#### Work to be completed
Reproduce the lines of the material exactly, excluding every image.

#### Provided material
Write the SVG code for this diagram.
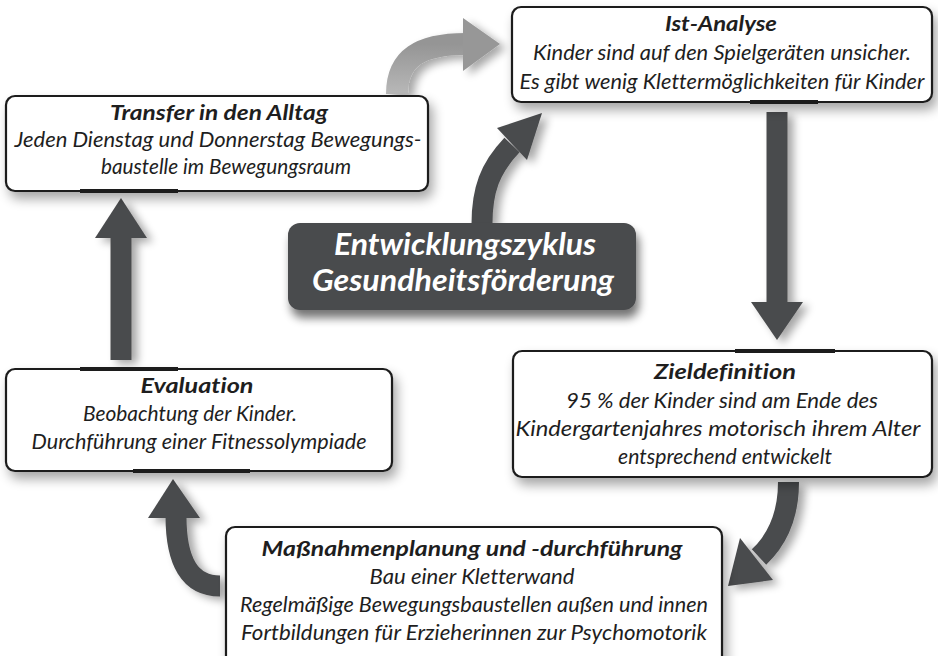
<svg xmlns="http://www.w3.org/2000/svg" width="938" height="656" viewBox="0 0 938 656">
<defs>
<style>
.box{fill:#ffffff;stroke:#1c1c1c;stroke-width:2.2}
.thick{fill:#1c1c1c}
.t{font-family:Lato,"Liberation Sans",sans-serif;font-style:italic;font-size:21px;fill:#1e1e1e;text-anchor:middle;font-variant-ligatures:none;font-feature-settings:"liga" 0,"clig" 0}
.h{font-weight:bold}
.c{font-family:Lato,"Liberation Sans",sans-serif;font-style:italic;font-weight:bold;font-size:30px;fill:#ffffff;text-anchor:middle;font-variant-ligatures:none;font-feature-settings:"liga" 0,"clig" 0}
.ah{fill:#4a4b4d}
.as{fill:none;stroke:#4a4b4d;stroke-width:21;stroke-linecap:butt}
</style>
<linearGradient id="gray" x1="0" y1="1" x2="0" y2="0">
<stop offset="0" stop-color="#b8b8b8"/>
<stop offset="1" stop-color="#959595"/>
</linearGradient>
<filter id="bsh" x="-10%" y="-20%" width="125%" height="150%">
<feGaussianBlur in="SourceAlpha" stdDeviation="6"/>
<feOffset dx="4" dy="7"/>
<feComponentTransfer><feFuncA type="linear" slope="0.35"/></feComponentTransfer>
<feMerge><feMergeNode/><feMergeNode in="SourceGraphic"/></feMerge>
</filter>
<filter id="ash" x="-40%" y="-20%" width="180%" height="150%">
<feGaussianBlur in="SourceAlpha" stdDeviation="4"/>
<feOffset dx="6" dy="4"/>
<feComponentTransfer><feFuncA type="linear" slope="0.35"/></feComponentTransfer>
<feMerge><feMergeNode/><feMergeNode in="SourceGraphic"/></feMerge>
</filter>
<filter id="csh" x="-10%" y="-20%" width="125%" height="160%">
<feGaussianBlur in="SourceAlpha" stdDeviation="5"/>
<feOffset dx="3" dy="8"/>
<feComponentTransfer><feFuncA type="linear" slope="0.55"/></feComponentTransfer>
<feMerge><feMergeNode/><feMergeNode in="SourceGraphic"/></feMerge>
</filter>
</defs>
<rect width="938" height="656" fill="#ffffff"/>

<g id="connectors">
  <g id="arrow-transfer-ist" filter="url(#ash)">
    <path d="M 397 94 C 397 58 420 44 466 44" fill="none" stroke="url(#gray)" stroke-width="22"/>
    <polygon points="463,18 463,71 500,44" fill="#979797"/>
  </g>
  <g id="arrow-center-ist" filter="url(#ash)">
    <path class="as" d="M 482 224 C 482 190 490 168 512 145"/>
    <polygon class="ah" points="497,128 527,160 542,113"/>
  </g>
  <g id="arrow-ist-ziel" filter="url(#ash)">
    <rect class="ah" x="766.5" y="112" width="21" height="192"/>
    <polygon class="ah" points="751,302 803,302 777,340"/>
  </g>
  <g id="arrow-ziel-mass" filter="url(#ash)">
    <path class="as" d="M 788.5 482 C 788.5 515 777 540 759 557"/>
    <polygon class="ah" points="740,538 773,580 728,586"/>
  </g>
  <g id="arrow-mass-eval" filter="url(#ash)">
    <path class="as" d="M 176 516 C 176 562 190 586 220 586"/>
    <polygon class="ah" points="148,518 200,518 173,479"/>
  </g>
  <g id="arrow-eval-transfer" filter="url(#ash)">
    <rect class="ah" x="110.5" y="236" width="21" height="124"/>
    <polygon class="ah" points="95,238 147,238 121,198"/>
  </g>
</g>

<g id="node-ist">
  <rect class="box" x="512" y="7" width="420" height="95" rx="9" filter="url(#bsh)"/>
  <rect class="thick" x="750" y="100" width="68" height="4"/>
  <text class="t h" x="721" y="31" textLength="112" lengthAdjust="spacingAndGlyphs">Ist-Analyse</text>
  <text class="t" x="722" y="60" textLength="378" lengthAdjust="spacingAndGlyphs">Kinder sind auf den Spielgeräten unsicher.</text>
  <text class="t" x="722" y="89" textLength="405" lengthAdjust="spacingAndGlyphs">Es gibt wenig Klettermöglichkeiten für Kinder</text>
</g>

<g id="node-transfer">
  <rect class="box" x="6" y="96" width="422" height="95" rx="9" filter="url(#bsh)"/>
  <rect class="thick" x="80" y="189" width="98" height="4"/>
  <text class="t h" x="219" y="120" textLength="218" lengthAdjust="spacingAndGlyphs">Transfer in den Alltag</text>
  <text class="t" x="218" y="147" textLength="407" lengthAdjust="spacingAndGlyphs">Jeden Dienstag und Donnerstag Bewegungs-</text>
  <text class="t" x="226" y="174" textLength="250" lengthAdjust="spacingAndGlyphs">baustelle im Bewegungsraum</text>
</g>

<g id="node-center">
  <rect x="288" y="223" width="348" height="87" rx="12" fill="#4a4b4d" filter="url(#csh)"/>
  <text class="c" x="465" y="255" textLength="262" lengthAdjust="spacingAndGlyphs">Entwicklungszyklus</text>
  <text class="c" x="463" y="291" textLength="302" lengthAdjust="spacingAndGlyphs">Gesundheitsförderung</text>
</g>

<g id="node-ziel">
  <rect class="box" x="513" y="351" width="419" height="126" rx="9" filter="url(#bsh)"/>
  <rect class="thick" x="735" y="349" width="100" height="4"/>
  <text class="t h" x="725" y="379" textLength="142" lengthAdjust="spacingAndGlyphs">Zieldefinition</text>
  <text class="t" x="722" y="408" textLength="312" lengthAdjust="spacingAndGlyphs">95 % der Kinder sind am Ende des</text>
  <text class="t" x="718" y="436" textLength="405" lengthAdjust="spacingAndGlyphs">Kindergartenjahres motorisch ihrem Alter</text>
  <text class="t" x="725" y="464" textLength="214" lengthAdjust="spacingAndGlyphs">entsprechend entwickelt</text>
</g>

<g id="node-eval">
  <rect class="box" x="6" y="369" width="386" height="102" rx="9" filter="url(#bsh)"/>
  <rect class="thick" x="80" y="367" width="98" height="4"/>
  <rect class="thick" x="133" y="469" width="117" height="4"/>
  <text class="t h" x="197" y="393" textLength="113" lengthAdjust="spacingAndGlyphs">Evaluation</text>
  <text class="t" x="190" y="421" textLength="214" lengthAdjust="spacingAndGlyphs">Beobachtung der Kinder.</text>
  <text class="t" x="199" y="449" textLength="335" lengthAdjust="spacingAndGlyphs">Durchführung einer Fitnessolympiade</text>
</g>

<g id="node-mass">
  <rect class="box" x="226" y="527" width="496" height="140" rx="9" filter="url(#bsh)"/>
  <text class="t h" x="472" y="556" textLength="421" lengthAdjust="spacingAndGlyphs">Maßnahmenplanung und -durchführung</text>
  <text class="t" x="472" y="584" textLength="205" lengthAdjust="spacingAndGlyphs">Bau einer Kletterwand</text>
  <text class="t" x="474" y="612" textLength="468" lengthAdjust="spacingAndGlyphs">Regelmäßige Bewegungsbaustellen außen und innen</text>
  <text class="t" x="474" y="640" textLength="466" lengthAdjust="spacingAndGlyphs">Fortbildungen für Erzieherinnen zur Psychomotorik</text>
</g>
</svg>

#### Task answer
Write the SVG code for this diagram.
<svg xmlns="http://www.w3.org/2000/svg" width="938" height="656" viewBox="0 0 938 656">
<defs>
<style>
.box{fill:#ffffff;stroke:#1c1c1c;stroke-width:2.2}
.thick{fill:#1c1c1c}
.t{font-family:Lato,"Liberation Sans",sans-serif;font-style:italic;font-size:21px;fill:#1e1e1e;text-anchor:middle;font-variant-ligatures:none;font-feature-settings:"liga" 0,"clig" 0}
.h{font-weight:bold}
.c{font-family:Lato,"Liberation Sans",sans-serif;font-style:italic;font-weight:bold;font-size:30px;fill:#ffffff;text-anchor:middle;font-variant-ligatures:none;font-feature-settings:"liga" 0,"clig" 0}
.ah{fill:#4a4b4d}
.as{fill:none;stroke:#4a4b4d;stroke-width:21;stroke-linecap:butt}
</style>
<linearGradient id="gray" x1="0" y1="1" x2="0" y2="0">
<stop offset="0" stop-color="#b8b8b8"/>
<stop offset="1" stop-color="#959595"/>
</linearGradient>
<filter id="bsh" x="-10%" y="-20%" width="125%" height="150%">
<feGaussianBlur in="SourceAlpha" stdDeviation="6"/>
<feOffset dx="4" dy="7"/>
<feComponentTransfer><feFuncA type="linear" slope="0.35"/></feComponentTransfer>
<feMerge><feMergeNode/><feMergeNode in="SourceGraphic"/></feMerge>
</filter>
<filter id="ash" x="-40%" y="-20%" width="180%" height="150%">
<feGaussianBlur in="SourceAlpha" stdDeviation="4"/>
<feOffset dx="6" dy="4"/>
<feComponentTransfer><feFuncA type="linear" slope="0.35"/></feComponentTransfer>
<feMerge><feMergeNode/><feMergeNode in="SourceGraphic"/></feMerge>
</filter>
<filter id="csh" x="-10%" y="-20%" width="125%" height="160%">
<feGaussianBlur in="SourceAlpha" stdDeviation="5"/>
<feOffset dx="3" dy="8"/>
<feComponentTransfer><feFuncA type="linear" slope="0.55"/></feComponentTransfer>
<feMerge><feMergeNode/><feMergeNode in="SourceGraphic"/></feMerge>
</filter>
</defs>
<rect width="938" height="656" fill="#ffffff"/>

<g id="connectors">
  <g id="arrow-transfer-ist" filter="url(#ash)">
    <path d="M 397 94 C 397 58 420 44 466 44" fill="none" stroke="url(#gray)" stroke-width="22"/>
    <polygon points="463,18 463,71 500,44" fill="#979797"/>
  </g>
  <g id="arrow-center-ist" filter="url(#ash)">
    <path class="as" d="M 482 224 C 482 190 490 168 512 145"/>
    <polygon class="ah" points="497,128 527,160 542,113"/>
  </g>
  <g id="arrow-ist-ziel" filter="url(#ash)">
    <rect class="ah" x="766.5" y="112" width="21" height="192"/>
    <polygon class="ah" points="751,302 803,302 777,340"/>
  </g>
  <g id="arrow-ziel-mass" filter="url(#ash)">
    <path class="as" d="M 788.5 482 C 788.5 515 777 540 759 557"/>
    <polygon class="ah" points="740,538 773,580 728,586"/>
  </g>
  <g id="arrow-mass-eval" filter="url(#ash)">
    <path class="as" d="M 176 516 C 176 562 190 586 220 586"/>
    <polygon class="ah" points="148,518 200,518 173,479"/>
  </g>
  <g id="arrow-eval-transfer" filter="url(#ash)">
    <rect class="ah" x="110.5" y="236" width="21" height="124"/>
    <polygon class="ah" points="95,238 147,238 121,198"/>
  </g>
</g>

<g id="node-ist">
  <rect class="box" x="512" y="7" width="420" height="95" rx="9" filter="url(#bsh)"/>
  <rect class="thick" x="750" y="100" width="68" height="4"/>
  <text class="t h" x="721" y="31" textLength="112" lengthAdjust="spacingAndGlyphs">Ist-Analyse</text>
  <text class="t" x="722" y="60" textLength="378" lengthAdjust="spacingAndGlyphs">Kinder sind auf den Spielgeräten unsicher.</text>
  <text class="t" x="722" y="89" textLength="405" lengthAdjust="spacingAndGlyphs">Es gibt wenig Klettermöglichkeiten für Kinder</text>
</g>

<g id="node-transfer">
  <rect class="box" x="6" y="96" width="422" height="95" rx="9" filter="url(#bsh)"/>
  <rect class="thick" x="80" y="189" width="98" height="4"/>
  <text class="t h" x="219" y="120" textLength="218" lengthAdjust="spacingAndGlyphs">Transfer in den Alltag</text>
  <text class="t" x="218" y="147" textLength="407" lengthAdjust="spacingAndGlyphs">Jeden Dienstag und Donnerstag Bewegungs-</text>
  <text class="t" x="226" y="174" textLength="250" lengthAdjust="spacingAndGlyphs">baustelle im Bewegungsraum</text>
</g>

<g id="node-center">
  <rect x="288" y="223" width="348" height="87" rx="12" fill="#4a4b4d" filter="url(#csh)"/>
  <text class="c" x="465" y="255" textLength="262" lengthAdjust="spacingAndGlyphs">Entwicklungszyklus</text>
  <text class="c" x="463" y="291" textLength="302" lengthAdjust="spacingAndGlyphs">Gesundheitsförderung</text>
</g>

<g id="node-ziel">
  <rect class="box" x="513" y="351" width="419" height="126" rx="9" filter="url(#bsh)"/>
  <rect class="thick" x="735" y="349" width="100" height="4"/>
  <text class="t h" x="725" y="379" textLength="142" lengthAdjust="spacingAndGlyphs">Zieldefinition</text>
  <text class="t" x="722" y="408" textLength="312" lengthAdjust="spacingAndGlyphs">95 % der Kinder sind am Ende des</text>
  <text class="t" x="718" y="436" textLength="405" lengthAdjust="spacingAndGlyphs">Kindergartenjahres motorisch ihrem Alter</text>
  <text class="t" x="725" y="464" textLength="214" lengthAdjust="spacingAndGlyphs">entsprechend entwickelt</text>
</g>

<g id="node-eval">
  <rect class="box" x="6" y="369" width="386" height="102" rx="9" filter="url(#bsh)"/>
  <rect class="thick" x="80" y="367" width="98" height="4"/>
  <rect class="thick" x="133" y="469" width="117" height="4"/>
  <text class="t h" x="197" y="393" textLength="113" lengthAdjust="spacingAndGlyphs">Evaluation</text>
  <text class="t" x="190" y="421" textLength="214" lengthAdjust="spacingAndGlyphs">Beobachtung der Kinder.</text>
  <text class="t" x="199" y="449" textLength="335" lengthAdjust="spacingAndGlyphs">Durchführung einer Fitnessolympiade</text>
</g>

<g id="node-mass">
  <rect class="box" x="226" y="527" width="496" height="140" rx="9" filter="url(#bsh)"/>
  <text class="t h" x="472" y="556" textLength="421" lengthAdjust="spacingAndGlyphs">Maßnahmenplanung und -durchführung</text>
  <text class="t" x="472" y="584" textLength="205" lengthAdjust="spacingAndGlyphs">Bau einer Kletterwand</text>
  <text class="t" x="474" y="612" textLength="468" lengthAdjust="spacingAndGlyphs">Regelmäßige Bewegungsbaustellen außen und innen</text>
  <text class="t" x="474" y="640" textLength="466" lengthAdjust="spacingAndGlyphs">Fortbildungen für Erzieherinnen zur Psychomotorik</text>
</g>
</svg>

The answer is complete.